Wednesday, April 27

Break My Legs

Fie upon't! foh! About, my brain! I have heard
That guilty creatures sitting at a play
Have by the very cunning of the scene
Been struck so to the soul that presently
They have proclaim'd their malefactions;
For murder, though it have no tongue, will speak
With most miraculous organ. I'll have these players
Play something like the murder of my father
Before mine uncle: I'll observe his looks;
I'll tent him to the quick: if he but blench,
I know my course. The spirit that I have seen
May be the devil: and the devil hath power
To assume a pleasing shape; yea, and perhaps
Out of my weakness and my melancholy,
As he is very potent with such spirits,
Abuses me to damn me: I'll have grounds
More relative than this: the play 's the thing
Wherein I'll catch the conscience of the king.


      Dress rehearsal tonight
      Four shows Tomorrow.
[Listening to: Skindred, "Pressure"]


Sunday, April 24

The Flowers of Youth

Every time I looked at my kid this
weekend, he was eating a booger.
[Listening to: Funkadelic, "Knee Deep"]


Thursday, April 21

Starlight Unexpected

Every now and then when you stand in the ocean a breeze of cold water will swirl around your feet. A temperate eddy, a momentary current. It's the sort of thing that only seems to happen after you've become accustomed to the temperature of the surrounding waters, until that point where the even the blanket of the atlantic calls warmth to your skin.
But then,
but whoosh
A chill arrives.

What you seek seems far far away, but what you find is oh so close, so very and truly real that you're suddenly not sure what to do at all. What was it that created this wake? Was it some ..beast? Something exotic? Could it be a peach-eating mermaid, or a shipwrecked shrike?

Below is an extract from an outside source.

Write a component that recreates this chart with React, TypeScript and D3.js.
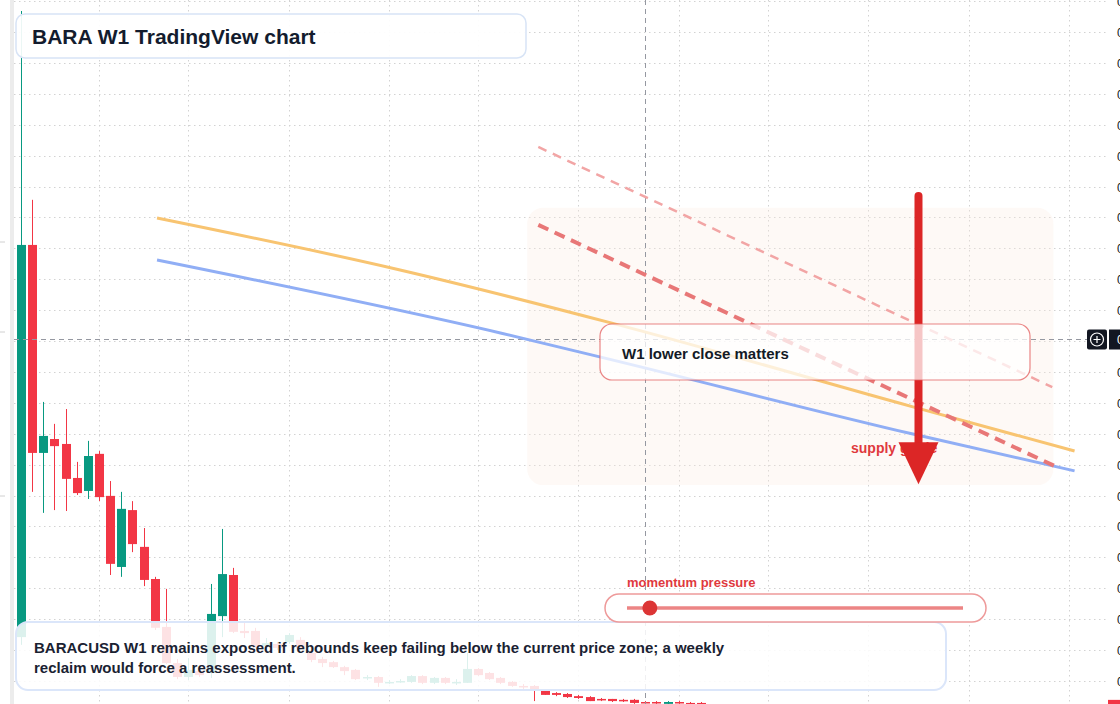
import React, { useEffect, useRef } from "react";
import * as d3 from "d3";

const W = 1120;
const H = 704;

// weekly BARACUSD candles, bar 0 is the first bar on screen
const opens = [
  0.01142, 0.02411, 0.01738, 0.01783, 0.01767, 0.01657, 0.01615, 0.01735, 0.01599, 0.01369,
  0.01553, 0.01434, 0.0133, 0.01175, 0.01058, 0.01013, 0.01032, 0.01026, 0.0121, 0.01343,
  0.01162, 0.01162, 0.01113, 0.0112, 0.01126, 0.01133, 0.01091, 0.01071, 0.01061, 0.01045,
  0.01036, 0.0101, 0.01013, 0.00994, 0.00997, 0.00997, 0.01016, 0.00994, 0.0101, 0.00994,
  0.00994, 0.01039, 0.01026, 0.0101, 0.00997, 0.00984, 0.00984, 0.00971, 0.00961, 0.00958,
  0.00951, 0.00948, 0.00942, 0.00942, 0.00939, 0.00939, 0.00932, 0.00932, 0.00926, 0.00932,
  0.00929, 0.00929,
];
const highs = [
  0.03168, 0.02557, 0.01903, 0.01832, 0.0188, 0.01709, 0.01777, 0.01744, 0.01647, 0.01612,
  0.01582, 0.01495, 0.01337, 0.01298, 0.01071, 0.01074, 0.01039, 0.01314, 0.01492, 0.01366,
  0.01188, 0.01172, 0.01139, 0.01126, 0.01155, 0.01142, 0.01097, 0.01078, 0.01065, 0.01049,
  0.01039, 0.01019, 0.01016, 0.01003, 0.01006, 0.01019, 0.01019, 0.01013, 0.01013, 0.01006,
  0.01091, 0.01042, 0.01029, 0.01013, 0.01, 0.0099, 0.00987, 0.00971, 0.00964, 0.00961,
  0.00955, 0.00951, 0.00945, 0.00942, 0.00942, 0.00942, 0.00935, 0.00935, 0.00935, 0.00935,
  0.00932, 0.00932,
];
const lows = [
  0.01117, 0.01612, 0.01544, 0.01553, 0.0155, 0.01602, 0.01589, 0.01582, 0.01343, 0.01337,
  0.01417, 0.01307, 0.01165, 0.01055, 0.01006, 0.01003, 0.01013, 0.0101, 0.01142, 0.01155,
  0.01139, 0.01107, 0.01107, 0.011, 0.0112, 0.011, 0.01061, 0.01045, 0.01042, 0.01019,
  0.01003, 0.01003, 0.00981, 0.0099, 0.00994, 0.00994, 0.0099, 0.0099, 0.0099, 0.00987,
  0.00994, 0.01016, 0.01003, 0.0099, 0.00981, 0.00971, 0.00935, 0.00955, 0.00951, 0.00945,
  0.00942, 0.00935, 0.00935, 0.00932, 0.00932, 0.00926, 0.00926, 0.00926, 0.00922, 0.00926,
  0.00922, 0.00922,
];
const closes = [
  0.02411, 0.01738, 0.01793, 0.0176, 0.01654, 0.01608, 0.01728, 0.01595, 0.01379, 0.01557,
  0.01443, 0.01327, 0.01172, 0.01058, 0.01013, 0.01036, 0.01019, 0.01217, 0.01346, 0.01159,
  0.01155, 0.01113, 0.01123, 0.01107, 0.01149, 0.01107, 0.01068, 0.01058, 0.01045, 0.01032,
  0.01006, 0.01013, 0.00994, 0.00997, 0.01, 0.01016, 0.00994, 0.0101, 0.00994, 0.00997,
  0.01039, 0.01019, 0.01006, 0.00994, 0.00984, 0.00981, 0.00971, 0.00955, 0.00955, 0.00948,
  0.00945, 0.00935, 0.00939, 0.00935, 0.00935, 0.00929, 0.00929, 0.00929, 0.00932, 0.00929,
  0.00926, 0.00926,
];

// price grid and the bars where a new (every second) month starts
const priceTicks = [
  0.009, 0.01, 0.011, 0.012, 0.013, 0.014, 0.015, 0.016, 0.017, 0.018, 0.019, 0.02,
  0.021, 0.022, 0.023, 0.024, 0.025, 0.026, 0.027, 0.028, 0.029, 0.03, 0.031, 0.032,
];
const monthTickBars = [7, 15, 24, 33, 41, 50, 59, 67, 76, 85, 94];

// projected averages (bar index -> price)
const orangeBars = [12.2, 34, 53, 80, 94.5];
const orangeVals = [0.02498, 0.0233, 0.02158, 0.01887, 0.01744];
const blueBars = [12.2, 43, 52, 80, 94.5];
const blueVals = [0.02362, 0.02126, 0.02048, 0.01799, 0.0168];

// falling resistance lines
const resistBars = [46.4, 92.7];
const resistVals = [0.02476, 0.01696];
const upperBars = [46.4, 92.5];
const upperVals = [0.02728, 0.01951];

// supply zone and the bearish arrow
const zoneBars = [45.4, 92.6];
const zoneVals = [0.02531, 0.01634];
const arrowBar = 80.5;
const arrowVals = [0.02569, 0.01637];

const crossBar = 56;
const crossPrice = 0.02107;
const momentum = 0.068;

function App() {
  const ref = useRef<SVGSVGElement>(null);

  useEffect(() => {
    const svg = d3.select(ref.current);
    svg.selectAll("*").remove();
    const font = "'Liberation Sans', Arial, Helvetica, sans-serif";

    const x = d3.scaleLinear().domain([0, 94]).range([21, 1069]);
    const y = d3.scaleLinear().domain([0.01, 0.031]).range([681, 32]);
    const bw = 9;

    svg.append("rect").attr("width", W).attr("height", H).attr("fill", "#ffffff");
    svg.append("rect").attr("x", 10).attr("y", 0).attr("width", 4).attr("height", H).attr("fill", "#ececec");
    svg.append("g").attr("stroke", "#d0d0d0")
      .selectAll("line").data([242, 332, 496]).join("line")
      .attr("x1", 0).attr("x2", 5).attr("y1", d => d).attr("y2", d => d);

    // grid
    const grid = svg.append("g").attr("stroke", "#d2d2d2").attr("stroke-dasharray", "1.5 3.5");
    grid.selectAll("line.h").data(priceTicks).join("line").attr("class", "h")
      .attr("x1", 14).attr("x2", 1107)
      .attr("y1", d => Math.round(y(d)) + 0.5).attr("y2", d => Math.round(y(d)) + 0.5);
    grid.selectAll("line.v").data(monthTickBars).join("line").attr("class", "v")
      .attr("x1", d => Math.round(x(d)) + 0.5).attr("x2", d => Math.round(x(d)) + 0.5)
      .attr("y1", 0).attr("y2", H);

    // supply zone background
    svg.append("rect")
      .attr("x", x(zoneBars[0])).attr("y", y(zoneVals[0]))
      .attr("width", x(zoneBars[1]) - x(zoneBars[0])).attr("height", y(zoneVals[1]) - y(zoneVals[0]))
      .attr("rx", 16).attr("fill", "#fbece0").attr("opacity", 0.3);

    // candles
    const candles = opens.map((o, i) => ({ i, o, h: highs[i], l: lows[i], c: closes[i] }));
    const cg = svg.append("g");
    const col = (d: any) => (d.c >= d.o ? "#089981" : "#f23645");
    cg.selectAll("line").data(candles).join("line")
      .attr("x1", d => Math.round(x(d.i)) + 0.5).attr("x2", d => Math.round(x(d.i)) + 0.5)
      .attr("y1", d => y(d.h)).attr("y2", d => y(d.l))
      .attr("stroke", col).attr("stroke-width", 1);
    cg.selectAll("rect").data(candles).join("rect")
      .attr("x", d => Math.round(x(d.i)) - 4)
      .attr("y", d => y(Math.max(d.o, d.c)))
      .attr("width", bw)
      .attr("height", d => Math.max(1.5, Math.abs(y(d.o) - y(d.c))))
      .attr("fill", col);

    // crosshair
    const ch = svg.append("g").attr("stroke", "#9598a1").attr("stroke-dasharray", "5 4").attr("stroke-width", 1);
    ch.append("line").attr("x1", Math.round(x(crossBar)) + 0.5).attr("x2", Math.round(x(crossBar)) + 0.5).attr("y1", 0).attr("y2", H);
    ch.append("line").attr("x1", 14).attr("x2", 1087).attr("y1", Math.round(y(crossPrice)) + 0.5).attr("y2", Math.round(y(crossPrice)) + 0.5);

    // averages
    const curve = (bars: number[], vals: number[]) =>
      d3.line<number>().x((_, i) => x(bars[i])).y(d => y(d)).curve(d3.curveMonotoneX)(vals);
    svg.append("path").attr("d", curve(orangeBars, orangeVals)).attr("fill", "none")
      .attr("stroke", "#f8c471").attr("stroke-width", 3);
    svg.append("path").attr("d", curve(blueBars, blueVals)).attr("fill", "none")
      .attr("stroke", "#90aef5").attr("stroke-width", 3);

    // resistance lines
    svg.append("path").attr("d", curve(upperBars, upperVals)).attr("fill", "none")
      .attr("stroke", "#f2a5a5").attr("stroke-width", 2.5).attr("stroke-dasharray", "9 7");
    svg.append("path").attr("d", curve(resistBars, resistVals)).attr("fill", "none")
      .attr("stroke", "#e87777").attr("stroke-width", 4).attr("stroke-dasharray", "11 7");

    // label under the arrow head (mostly hidden by it)
    svg.append("text").attr("x", 851).attr("y", 453).text("supply guide")
      .attr("font-family", font).attr("font-weight", 700).attr("font-size", 14).attr("fill", "#e0393e");

    // arrow
    const ax = x(arrowBar);
    const y1 = y(arrowVals[0]);
    const tip = y(arrowVals[1]);
    svg.append("line").attr("x1", ax).attr("x2", ax).attr("y1", y1).attr("y2", tip - 40)
      .attr("stroke", "#dc2626").attr("stroke-width", 8).attr("stroke-linecap", "round");
    svg.append("path")
      .attr("d", `M${ax - 20},${tip - 42}L${ax + 20},${tip - 42}L${ax},${tip}Z`)
      .attr("fill", "#dc2626");

    // annotation box
    svg.append("rect").attr("x", 600).attr("y", 324).attr("width", 430).attr("height", 56).attr("rx", 12)
      .attr("fill", "#ffffff").attr("fill-opacity", 0.74)
      .attr("stroke", "#e35d5d").attr("stroke-opacity", 0.75).attr("stroke-width", 1.2);
    svg.append("text").attr("x", 622).attr("y", 359).text("W1 lower close matters")
      .attr("font-family", font).attr("font-weight", 700).attr("font-size", 15).attr("fill", "#131a26");

    // title
    svg.append("rect").attr("x", 16).attr("y", 14).attr("width", 510).attr("height", 44).attr("rx", 9)
      .attr("fill", "#ffffff").attr("fill-opacity", 0.92).attr("stroke", "#d8e4f6").attr("stroke-width", 1.5);
    svg.append("text").attr("x", 32).attr("y", 43.5).text("BARA W1 TradingView chart")
      .attr("font-family", font).attr("font-weight", 700).attr("font-size", 21).attr("fill", "#131c2e");

    // bottom note
    svg.append("rect").attr("x", 16).attr("y", 622).attr("width", 930).attr("height", 68).attr("rx", 12)
      .attr("fill", "#ffffff").attr("fill-opacity", 0.86).attr("stroke", "#dbe6fa").attr("stroke-width", 2);
    const note = svg.append("text").attr("font-family", font).attr("font-weight", 700)
      .attr("font-size", 15).attr("fill", "#1a2232");
    note.append("tspan").attr("x", 34).attr("y", 653)
      .text("BARACUSD W1 remains exposed if rebounds keep failing below the current price zone; a weekly");
    note.append("tspan").attr("x", 34).attr("y", 673).text("reclaim would force a reassessment.");

    // momentum slider
    svg.append("text").attr("x", 627).attr("y", 587).text("momentum pressure")
      .attr("font-family", font).attr("font-weight", 700).attr("font-size", 13).attr("fill", "#e0393e");
    svg.append("rect").attr("x", 605).attr("y", 594).attr("width", 381).attr("height", 28).attr("rx", 14)
      .attr("fill", "#ffffff").attr("stroke", "#ee9a9a").attr("stroke-width", 1.5);
    const sx = d3.scaleLinear().domain([0, 1]).range([627, 963]);
    svg.append("line").attr("x1", sx(0)).attr("x2", sx(1)).attr("y1", 608).attr("y2", 608)
      .attr("stroke", "#ec8585").attr("stroke-width", 3.5);
    svg.append("circle").attr("cx", sx(momentum)).attr("cy", 608).attr("r", 7.5).attr("fill", "#dc3535");

    // price axis (labels run past the right edge, as in the screenshot)
    svg.append("g").selectAll("text").data(priceTicks).join("text")
      .attr("x", 1117).attr("y", d => Math.round(y(d)) + 4.5)
      .text(d => d3.format(".4f")(d))
      .attr("font-family", font).attr("font-size", 12).attr("fill", "#131722");

    // last price tag
    const last = closes[closes.length - 1];
    svg.append("rect").attr("x", 1108).attr("y", y(last) - 4).attr("width", 20).attr("height", 18).attr("fill", "#f23645");

    // crosshair price tag
    const cy = Math.round(y(crossPrice)) + 0.5;
    svg.append("rect").attr("x", 1087).attr("y", cy - 10).attr("width", 20).attr("height", 20).attr("rx", 2).attr("fill", "#131722");
    svg.append("circle").attr("cx", 1097).attr("cy", cy).attr("r", 6.5).attr("fill", "none").attr("stroke", "#ffffff").attr("stroke-width", 1.2);
    svg.append("path").attr("d", `M1097,${cy - 3.5}V${cy + 3.5}M1093.5,${cy}H1100.5`).attr("stroke", "#ffffff").attr("stroke-width", 1.2);
    svg.append("rect").attr("x", 1109).attr("y", cy - 10).attr("width", 30).attr("height", 20).attr("fill", "#131722");
    svg.append("text").attr("x", 1117).attr("y", cy + 4.5).text(d3.format(".4f")(crossPrice))
      .attr("font-family", font).attr("font-size", 12).attr("fill", "#ffffff");
  }, []);

  return (
    <svg ref={ref} width={W} height={H}
      style={{ position: "absolute", left: 0, top: 0, display: "block" }} />
  );
}

export default App;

Or is it nothing more than simple nature purring wet and close against my calves?
This unexpected chill.
       Brief,
a moment at most.
Letting me know that
I'm still very much alive.
[Listening to: Pink Floyd, "Welcome to the Machine"]


Tuesday, April 19

Men

What about MY needs, cable guy?

What about the time I spent?
the moments I reserved?
the time I took off of work?

What about all that, huh?
[Listening to: Body Count, "KKK Bitch"]


Wednesday, April 13

Sugar Sphinx


Dali, "Cabaret Scene"
[Listening to: Norah Jones]


Monday, April 11

Angie Where Will it Lead Us From Here

I see the Lucy tonight and I have no idea what I'm gonna say.

Not that I plan out things beforehand, but that as things become more and more real, as everything becomes more and more heavy I start to realize that it's hard to know exactly how I feel, hard to know exactly how I'm supposed to feel.

Maybe I'm still making mistakes.
Maybe I never stopped making them.
I wish I could say I have confidence in every step I've taken, but the truth is I don't. I've done some really terrible things. I've brought a lot of this on myself.

What this means is that there will have to be consequences. Equal and opposite reactions. High roads and low roads.
I can say that you're wrong about me,
..but I know you don't believe it.
But me and my true love
Will never meet again
On the bonnie bonnie banks of Loch Lomond.
[Listening to: Pink Floyd, "Welcome to the Machine"]


Thursday, April 7

Find Your Way Back

Wood floors, red stairs. Ceiling fans and empty cabinets. Neighbors. Traffic. Laundromats. Grocery Runs. Deposits and transfers. Change of address forms.

It's exciting
It's expensive

...depressing.

Reading Lorna Dee Cervantes and thinking
of red Shakespere's winter not so long ago -
I pause.

The sun is so very, very warm; a witches moon.


        And this,
        it seems,
        is me.
[Listening to: Stevie Wonder, "Master Blaster"]


Tuesday, April 5

Not Enough Coffee Man

Teachers can't really take two-martini lunches, can they?
...dammit.
[Listening to: Oingo Boingo, "Just Another Day"]


Monday, April 4

Phoenix ∙ Eighty ∙ Nine

"I dreamt last night. I dreamt of a field of purple lotus flowers somewhere far away, beside a stream of water that came straight from the heart of the earth. It made a perfect pool at my feet, and I looked down into it, and your face looked back at me from the depths of the water..."
Everywhere you appear your shirt illuminates with a yellow and orange aura. Like a little glowing sunshine amongst a faded black and white universe – which you always were.

Am I so different now?
or worse.. have I not changed at all?
Even now, even as I can’t imagine myself in the face that my name appears next to, every moment remains real. Every memory idolized in gold, like David found under rock only after careful chiseling and care.

What has happened to me?
Crazy some will say,
Where is my friend when I need you most?